Excuse me? You’re telling me that you could not meet the requirements for high school, the high school wrote you out some meaningless piece of paper anyway, and you went on to get two undergraduate degrees? None of the colleges that I am familiar with allow students to enroll without a high school diploma or equivelent. Is there a back story here you’ld like to fill us in on before you get all righteously pompous on my ass?

I know someone currently about a year away from getting her PhD who has no HS diploma or equivalent. Although I doubt the PhD program people even checked on this; they took her based on her BA.

This is why standerdized testing is fucking stupid. This FCAT is not about how smart you are or your learning level or anything. It’s just about how well your test taking skills are. A totally worthless real world skill.

You all have to understand high schools nowadays. All they teach you is what is going to be on the test. Nothing practical or challenging to your brain, just mindless drone stuff to memorize quotes and stupid shit.

I know plenty of people who pratically fail highschool and go on to do great in college. These tests are in no way a reflection of intelligence.

I don’t have to fill you in on anything; your exceedingly limited experiences with the admissions requirements for colleges in your area do not make you a national expert. Attempts to imply that those who did not follow the traditional educational path are somehow incompetent and stupid reflects poorly on you, not me.

Perhaps if you tried reading and understanding Derleth’s post, you wouldn’t come across as a pompous buffoon. Of course, there’s also that crazed notion of research, but I wouldn’t expect you to understand something so terribly complex.

Given the number of people I know who did not graduate from high school and have gone on to become doctors, physicists, chemists, and mathematicians, I’d say that your tiny world view is pretty seriously flawed.
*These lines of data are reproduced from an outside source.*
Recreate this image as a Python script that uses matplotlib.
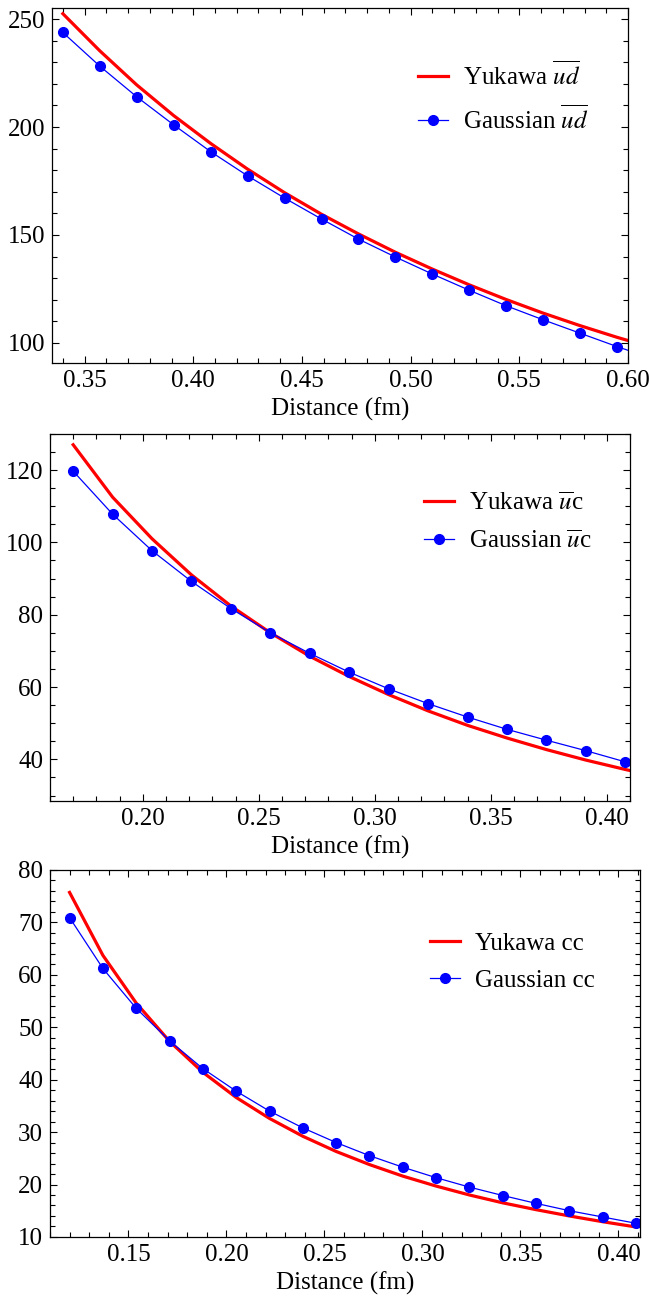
import matplotlib
matplotlib.use("Agg")
import matplotlib.pyplot as plt
from matplotlib.ticker import MultipleLocator

plt.rcParams['font.family'] = ['Liberation Serif', 'DejaVu Serif']
plt.rcParams['mathtext.fontset'] = 'stix'
plt.rcParams['font.size'] = 18

# ---- data ----
# ud channel
x_ud = [0.340, 0.357, 0.374, 0.391, 0.408, 0.425, 0.442, 0.459, 0.476,
        0.493, 0.510, 0.527, 0.544, 0.561, 0.578, 0.595, 0.612]
yuk_ud = [252.5, 235.3, 219.5, 205.3, 192.4, 180.5, 169.6, 159.6, 150.5,
          142.0, 134.2, 126.9, 120.1, 113.8, 108.0, 102.6, 97.6]
gau_ud = [243.8, 228.2, 214.0, 201.0, 188.6, 177.4, 167.1, 157.4, 148.1,
          139.8, 131.9, 124.4, 117.2, 110.7, 104.5, 98.3, 92.5]

# uc channel
x_uc = [0.170, 0.187, 0.204, 0.221, 0.238, 0.255, 0.272, 0.289, 0.306,
        0.323, 0.340, 0.357, 0.374, 0.391, 0.408, 0.425]
yuk_uc = [127.0, 112.5, 101.0, 91.0, 82.4, 75.0, 68.5, 62.9, 57.9,
          53.4, 49.4, 45.9, 42.7, 39.8, 37.2, 34.8]
gau_uc = [119.7, 107.8, 97.7, 89.2, 81.7, 75.0, 69.3, 64.1, 59.5,
          55.4, 51.7, 48.3, 45.3, 42.4, 39.3, 36.8]

# cc channel
x_cc = [0.120, 0.137, 0.154, 0.171, 0.188, 0.205, 0.222, 0.239, 0.256,
        0.273, 0.290, 0.307, 0.324, 0.341, 0.358, 0.375, 0.392, 0.409]
yuk_cc = [75.7, 63.7, 54.6, 47.3, 41.4, 36.6, 32.6, 29.2, 26.3,
          23.8, 21.6, 19.7, 18.0, 16.5, 15.2, 14.0, 12.9, 11.9]
gau_cc = [70.9, 61.2, 53.6, 47.4, 42.1, 37.8, 34.0, 30.8, 28.0,
          25.5, 23.3, 21.3, 19.5, 17.9, 16.4, 15.0, 13.8, 12.6]

panels = [
    dict(x=x_ud, yuk=yuk_ud, gau=gau_ud, lab=r'$\overline{ud}$',
         rect=[0.0801, 0.7214, 0.8875, 0.2724], xlim=(0.335, 0.60), ylim=(90.7, 255.1),
         xmaj=0.05, ymaj=50, ymin=10, leg=(0.635, 0.749)),
    dict(x=x_uc, yuk=yuk_uc, gau=gau_uc, lab=r'$\overline{u}$c',
         rect=[0.0770, 0.3853, 0.8937, 0.2817], xlim=(0.16, 0.41), ylim=(28.5, 130),
         xmaj=0.05, ymaj=20, ymin=5, leg=(0.645, 0.760)),
    dict(x=x_cc, yuk=yuk_cc, gau=gau_cc, lab='cc',
         rect=[0.0770, 0.0507, 0.9091, 0.2817], xlim=(0.11, 0.411), ylim=(10, 80),
         xmaj=0.05, ymaj=10, ymin=2, leg=(0.644, 0.749)),
]

fig = plt.figure(figsize=(6.49, 13.03), dpi=100)

for p in panels:
    ax = fig.add_axes(p['rect'])
    ax.plot(p['x'], p['yuk'], color='#ff0000', lw=2.3, label='Yukawa ' + p['lab'])
    ax.plot(p['x'], p['gau'], color='#0000ff', lw=0.9, marker='o', ms=7,
            label='Gaussian ' + p['lab'])
    ax.set_xlim(*p['xlim'])
    ax.set_ylim(*p['ylim'])
    ax.xaxis.set_major_locator(MultipleLocator(p['xmaj']))
    ax.xaxis.set_minor_locator(MultipleLocator(0.01))
    ax.yaxis.set_major_locator(MultipleLocator(p['ymaj']))
    ax.yaxis.set_minor_locator(MultipleLocator(p['ymin']))
    ax.xaxis.set_major_formatter(plt.FormatStrFormatter('%.2f'))
    ax.tick_params(which='both', direction='in', top=True, right=True, width=0.8)
    ax.tick_params(which='major', length=5, pad=5)
    ax.tick_params(which='minor', length=3.5)
    for s in ax.spines.values():
        s.set_linewidth(0.9)
    ax.set_xlabel('Distance (fm)', labelpad=4)
    ax.legend(loc='center left', bbox_to_anchor=p['leg'], frameon=False,
              borderpad=0, borderaxespad=0, handlelength=1.2, handletextpad=0.6,
              labelspacing=0.6)

fig.savefig('out.png', dpi=100)
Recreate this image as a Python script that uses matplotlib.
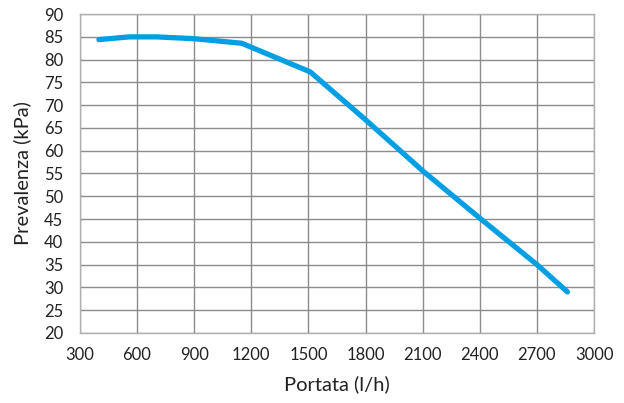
import matplotlib
matplotlib.use("Agg")
import matplotlib.pyplot as plt

# === Data ===
portata = [400, 560, 700, 900, 1150, 1510, 1800, 2100, 2400, 2700, 2860]
prevalenza = [84.4, 85.0, 85.0, 84.6, 83.6, 77.3, 66.8, 55.6, 45.2, 35.0, 29.0]

x_ticks = list(range(300, 3001, 300))
y_ticks = list(range(20, 91, 5))

plt.rcParams['font.family'] = ['Lato', 'DejaVu Sans']

# === Plotting ===
fig = plt.figure(figsize=(6.24, 4.03), dpi=100)
ax = fig.add_axes([0.128, 0.174, 0.824, 0.791])

ax.plot(portata, prevalenza, color='#009fe3', linewidth=3.8,
        solid_capstyle='round', solid_joinstyle='round', zorder=3)

ax.set_xlim(300, 3000)
ax.set_ylim(20, 90)
ax.set_xticks(x_ticks)
ax.set_yticks(y_ticks)
ax.grid(True, color='#8c8c8c', linewidth=1.0)
for s in ax.spines.values():
    s.set_color('#b0b0b0')
    s.set_linewidth(1.0)
ax.tick_params(length=0, labelsize=12, colors='#222222')
ax.tick_params(axis='x', pad=10)
ax.tick_params(axis='y', pad=12)

ax.set_xlabel("Portata (l/h)", fontsize=14.5, color='#222222', labelpad=9)
ax.set_ylabel("Prevalenza (kPa)", fontsize=14.5, color='#222222', labelpad=9)

fig.savefig("out.png", dpi=100)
High stakes testing is a moronic political solution to problems the polititians helped to create in the first place. They spend years disrespecting teachers wont prosecute students who assault teachers, or each other for that matter, allow parents to sue when their children get caught cheating, or when they cant be the only valadictorian, and somehow are surprised when there is not much learning going on in schools. Perhaps if they fix what they broke it might work better. Perhaps if it was a better test. Test real life skills. Can the students balance a checkbook. How do you handle a credit card. Can they write a business letter. Can they understand what they read, and act on it. All of these things are possible to teach, and even to test, but not as they are designing the test, and not when teachers are teaching to that test.

**xcheopis **

  1. You’re right that my comment about “colleges that I’m familiar with” was pretty damn stupid. There’s no excuse for that.

  2. Well, from the little bit of your story that you are willing to share, I can gather that you did not recieve a high school diploma, through a loophole or not. So what does my comment have to do with your degree?

  3. If it is possible for a bright, promising individual to go to college without a high-school diploma, why not just let these students do so?

  4. Yes, as this thread has shown, it is possible for a bright, promising individual to go to college without a high-school diploma. Possible. However, Straight Dope anecodal evidence to the contrary, most people who do badly in high school are not well-read, literate scholars who are simply bored with the material. Most people who do badly in high school don’t know the material. It doesn’t matter whether this is because of stupidity or laziness- why should they be given a diploma?

I stand by what I said, even if I did say it in jest. Have you looked at the sample FCATs? Much as I hate the concept of standardized testing, it’s incredibly basic stuff. You are proving yourself in college, but I doubt that most people who cannot pass the FCATs could. Which brings us back to what does my comment have to do with your degree?